**Exercise description:** Exactly the lines from the start of the data below through the line that contains "const xMinorTicks = [75, 125, 175, 225, 275, 325, 375, 425];" are to be copied, with pictures left out.

**Given information:**
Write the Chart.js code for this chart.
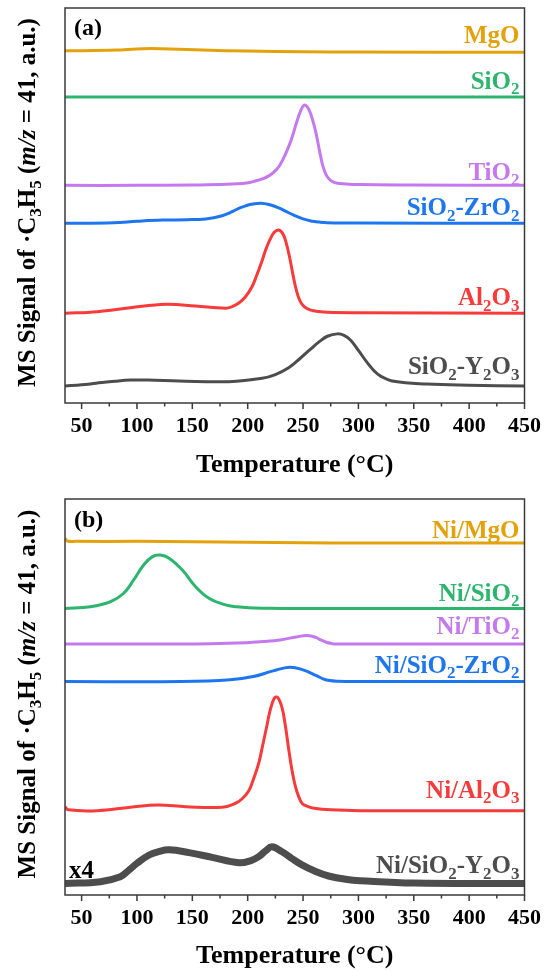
<!DOCTYPE html>
<html>
<head>
<meta charset="utf-8">
<script src="https://cdn.jsdelivr.net/npm/chart.js@4.4.0/dist/chart.umd.min.js"></script>
<style>
  html, body { margin: 0; padding: 0; background: #fff; }
  .panel { position: absolute; left: 0; width: 551px; height: 486px; }
</style>
</head>
<body>
<div class="panel" style="top:0"><canvas id="chartA"></canvas></div>
<div class="panel" style="top:486px"><canvas id="chartB"></canvas></div>
<script>
// Temperatura (°C) en el eje x
const xTicks = [50, 100, 150, 200, 250, 300, 350, 400, 450];
const xMinorTicks = [75, 125, 175, 225, 275, 325, 375, 425];

// ---- Panel (a): soportes ----
// cada curva: temperaturas y señal sobre su propia línea base (u.a.)
const mgoT = [35, 81, 100, 112, 130, 160, 200, 250, 300, 450];
const mgoS = [0.35, 0.55, 0.85, 0.93, 0.85, 0.55, 0.3, 0.15, 0.05, 0];
const sio2T = [35, 250, 450];
const sio2S = [0, 0, 0];
const tio2T = [35, 100, 150, 180, 199, 207, 214, 219, 223, 226, 229, 233, 238, 241, 244, 248, 251, 254, 257, 260, 262, 264, 266, 268, 271, 274, 277, 281, 286, 300, 350, 450];
const tio2S = [0, 0, 0.1, 0.25, 0.6, 1.1, 1.7, 2.4, 3.2, 4.0, 5.1, 7.2, 10.5, 13.0, 15.8, 19.0, 20.3, 19.8, 18.0, 15.2, 12.8, 10.0, 7.2, 4.8, 2.6, 1.5, 0.9, 0.55, 0.4, 0.2, 0.1, 0];
const zrT = [35, 79, 100, 123, 145, 162, 177, 185, 192, 198, 203, 212, 220, 228, 236, 243, 250, 257, 265, 272, 300, 450];
const zrS = [0, 0.15, 0.5, 0.8, 0.9, 1.1, 1.9, 2.8, 3.8, 4.4, 4.8, 5.1, 4.7, 3.9, 2.8, 1.9, 1.1, 0.6, 0.3, 0.15, 0.05, 0];
const alT = [35, 64, 94, 126, 153, 180, 186, 192, 198, 204, 208, 213, 216, 220, 224, 228, 232, 235, 238, 241, 244, 247, 251, 257, 264, 272, 300, 450];
const alS = [0, 0.4, 1.4, 2.3, 1.85, 1.3, 1.7, 2.6, 4.2, 6.8, 9.5, 13.3, 15.9, 18.6, 20.5, 21.1, 20.0, 17.6, 14.0, 9.6, 5.8, 3.3, 1.7, 0.8, 0.45, 0.25, 0.15, 0];
const yoT = [35, 50, 63, 80, 94, 110, 138, 183, 213, 225, 237, 247, 257, 265, 272, 281, 287, 293, 300, 308, 314, 320, 332, 362, 400, 450];
const yoS = [0, 0.3, 0.7, 1.2, 1.5, 1.5, 1.27, 1.1, 1.95, 2.9, 4.6, 6.9, 9.4, 11.3, 12.6, 13.2, 12.8, 11.6, 9.0, 5.9, 3.9, 2.5, 1.2, 0.5, 0.2, 0];

// ---- Panel (b): catalizadores de Ni ----
const nmgT = [35, 37, 45, 100, 150, 200, 250, 300, 450];
const nmgS = [1.2, 0.5, 0.4, 0.4, 0.3, 0.15, 0.05, 0, 0];
const nsiT = [35, 58, 76, 88, 97, 106, 114, 121, 129, 141, 153, 165, 180, 190, 201, 220, 249, 450];
const nsiS = [0, 0.45, 1.7, 3.85, 7.2, 11.0, 13.1, 13.5, 12.7, 9.7, 5.5, 2.6, 0.9, 0.45, 0.2, 0.05, 0, 0];
const ntiT = [35, 140, 199, 214, 229, 244, 254, 262, 266, 271, 275, 280, 450];
const ntiS = [0, 0, 0.33, 0.6, 1.0, 1.77, 2.1, 1.6, 1.0, 0.43, 0.15, 0, 0];
const nzrT = [35, 140, 184, 205, 223, 238, 250, 262, 268, 274, 282, 294, 450];
const nzrS = [0, 0, 0.43, 1.26, 2.7, 3.64, 2.95, 1.5, 0.7, 0.25, 0.08, 0, 0];
const nalT = [35, 38, 64, 94, 119, 144, 177, 189, 195, 201, 205, 210, 213, 217, 220, 224, 227, 231, 234, 237, 240, 243, 246, 249, 254, 260, 275, 302, 450];
const nalS = [1.0, 0.2, 0, 0.86, 1.44, 1.0, 0.86, 1.87, 3.0, 5.0, 7.8, 12.0, 15.8, 21.0, 25.0, 28.4, 28.6, 26.0, 21.5, 15.6, 10.2, 6.2, 3.6, 1.9, 1.1, 0.6, 0.2, 0, 0];
const nyoT = [35, 67, 85, 92, 100, 111, 120, 129, 147, 168, 192, 203, 210, 216, 222, 231, 240, 249, 260, 273, 290, 302, 350, 450];
const nyoS = [0, 0.45, 1.7, 3.2, 5.1, 7.2, 8.1, 8.5, 7.8, 6.6, 5.25, 5.8, 6.8, 8.2, 9.3, 8.0, 6.3, 4.7, 3.2, 1.9, 1.0, 0.7, 0.1, 0];

// desplazamiento vertical de cada curva (apiladas)
const offsetsA = [88.8, 77.5, 55.1, 45.5, 22.7, 4.3];
const offsetsB = [88.9, 72.35, 63.4, 53.9, 21.3, 2.9];

const namesA = ['MgO', 'SiO_2', 'TiO_2', 'SiO_2-ZrO_2', 'Al_2O_3', 'SiO_2-Y_2O_3'];
const namesB = ['Ni/MgO', 'Ni/SiO_2', 'Ni/TiO_2', 'Ni/SiO_2-ZrO_2', 'Ni/Al_2O_3', 'Ni/SiO_2-Y_2O_3'];
const yTitle = 'MS Signal of \u00B7C_3H_5 (*m/z* = 41, a.u.)';

const colors = ['#E3A20B', '#2DB56E', '#C47AEE', '#1E76EF', '#F73B3B', '#4D4D4D'];
const serif = '"Liberation Serif", "Times New Roman", serif';

// '_' = subíndice de un carácter, '*' abre/cierra cursiva
function parseRich(str) {
    const parts = [];
    let italic = false;
    for (let i = 0; i < str.length; i++) {
        const c = str[i];
        if (c === '*') { italic = !italic; continue; }
        if (c === '_') { parts.push({ t: str[i + 1], sub: true, it: italic }); i++; continue; }
        const last = parts[parts.length - 1];
        if (last && !last.sub && last.it === italic) last.t += c;
        else parts.push({ t: c, sub: false, it: italic });
    }
    return parts;
}

function fontFor(p, size) {
    const s = p.sub ? Math.round(size * 0.68) : size;
    return (p.it ? 'italic ' : '') + 'bold ' + s + 'px ' + serif;
}

function drawRich(ctx, str, x, y, size, color, align) {
    const parts = parseRich(str);
    let total = 0;
    parts.forEach(p => { ctx.font = fontFor(p, size); p.w = ctx.measureText(p.t).width; total += p.w; });
    let cx = align === 'right' ? x - total : (align === 'center' ? x - total / 2 : x);
    ctx.fillStyle = color;
    ctx.textBaseline = 'alphabetic';
    ctx.textAlign = 'left';
    parts.forEach(p => {
        ctx.font = fontFor(p, size);
        ctx.fillText(p.t, cx, p.sub ? y + size * 0.22 : y);
        cx += p.w;
    });
}

// marco, marcas del eje x, nombres de las curvas y título del eje y
function makeDecor(cfg) {
    return {
        id: 'panelDecor',
        afterDatasetsDraw(chart) {
            const { ctx, chartArea: a, scales: { x, y } } = chart;
            ctx.save();
            ctx.strokeStyle = '#3a3a3a';
            ctx.lineWidth = 1.5;
            ctx.strokeRect(a.left, a.top, a.right - a.left, a.bottom - a.top);
            ctx.beginPath();
            xTicks.forEach(v => { const px = x.getPixelForValue(v); ctx.moveTo(px, a.bottom); ctx.lineTo(px, a.bottom + 6); });
            xMinorTicks.forEach(v => { const px = x.getPixelForValue(v); ctx.moveTo(px, a.bottom); ctx.lineTo(px, a.bottom + 3.5); });
            ctx.stroke();

            cfg.names.forEach((name, i) => {
                const py = y.getPixelForValue(cfg.offsets[i]) - cfg.lifts[i];
                drawRich(ctx, name, a.right - 5, py, 25, colors[i], 'right');
            });
            drawRich(ctx, cfg.letter, a.left + 9, a.top + cfg.letterY, 24, '#000', 'left');
            if (cfg.note) {
                const py = y.getPixelForValue(cfg.offsets[5]) - cfg.note.lift;
                drawRich(ctx, cfg.note.text, a.left + 4, py, 25, '#000', 'left');
            }

            ctx.translate(35, (a.top + a.bottom) / 2 - 3);
            ctx.rotate(-Math.PI / 2);
            drawRich(ctx, yTitle, 0, 0, 25, '#000', 'center');
            ctx.restore();
        }
    };
}

function buildDatasets(temps, signals, offsets, widths) {
    return temps.map((T, i) => ({
        data: T.map((t, j) => ({ x: t, y: signals[i][j] + offsets[i] })),
        borderColor: colors[i],
        borderWidth: widths[i],
        pointRadius: 0,
        tension: 0.4,
        fill: false
    }));
}

function makeChart(id, datasets, top, axisHeight, titlePad, decor) {
    return new Chart(document.getElementById(id), {
        type: 'line',
        data: { datasets: datasets },
        options: {
            responsive: true,
            maintainAspectRatio: false,
            animation: false,
            layout: { padding: { left: 65, right: 24, top: top, bottom: 0 } },
            plugins: { legend: { display: false }, tooltip: { enabled: false } },
            scales: {
                x: {
                    type: 'linear',
                    min: 35,
                    max: 450,
                    afterBuildTicks: s => { s.ticks = xTicks.map(v => ({ value: v })); },
                    afterFit: s => { s.height = axisHeight; },
                    grid: { display: false, drawTicks: false },
                    border: { display: false },
                    ticks: {
                        padding: 10,
                        maxRotation: 0,
                        autoSkip: false,
                        color: '#000',
                        font: { family: serif, size: 22, weight: 'bold' }
                    },
                    title: {
                        display: true,
                        text: 'Temperature (\u00B0C)',
                        color: '#000',
                        padding: { top: 0, bottom: titlePad },
                        font: { family: serif, size: 26, weight: 'bold' }
                    }
                },
                y: { display: false, min: 0, max: 100 }
            }
        },
        plugins: [decor]
    });
}

makeChart('chartA',
    buildDatasets([mgoT, sio2T, tio2T, zrT, alT, yoT], [mgoS, sio2S, tio2S, zrS, alS, yoS], offsetsA, [3, 3, 3, 3, 3, 3]),
    8, 83, 5.4,
    makeDecor({ names: namesA, offsets: offsetsA, lifts: [9.5, 8, 5.5, 8, 8, 12], letter: '(a)', letterY: 27 }));

makeChart('chartB',
    buildDatasets([nmgT, nsiT, ntiT, nzrT, nalT, nyoT], [nmgS, nsiS, ntiS, nzrS, nalS, nyoS], offsetsB, [3, 3, 3, 3, 3, 7]),
    13, 77, 0,
    makeDecor({ names: namesB, offsets: offsetsB, lifts: [5, 7.5, 10, 8.7, 12.7, 10.5], letter: '(b)', letterY: 28,
        note: { text: 'x4', lift: 5.5 } }));
</script>
</body>
</html>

**Complete response:**
Write the Chart.js code for this chart.
<!DOCTYPE html>
<html>
<head>
<meta charset="utf-8">
<script src="https://cdn.jsdelivr.net/npm/chart.js@4.4.0/dist/chart.umd.min.js"></script>
<style>
  html, body { margin: 0; padding: 0; background: #fff; }
  .panel { position: absolute; left: 0; width: 551px; height: 486px; }
</style>
</head>
<body>
<div class="panel" style="top:0"><canvas id="chartA"></canvas></div>
<div class="panel" style="top:486px"><canvas id="chartB"></canvas></div>
<script>
// Temperatura (°C) en el eje x
const xTicks = [50, 100, 150, 200, 250, 300, 350, 400, 450];
const xMinorTicks = [75, 125, 175, 225, 275, 325, 375, 425];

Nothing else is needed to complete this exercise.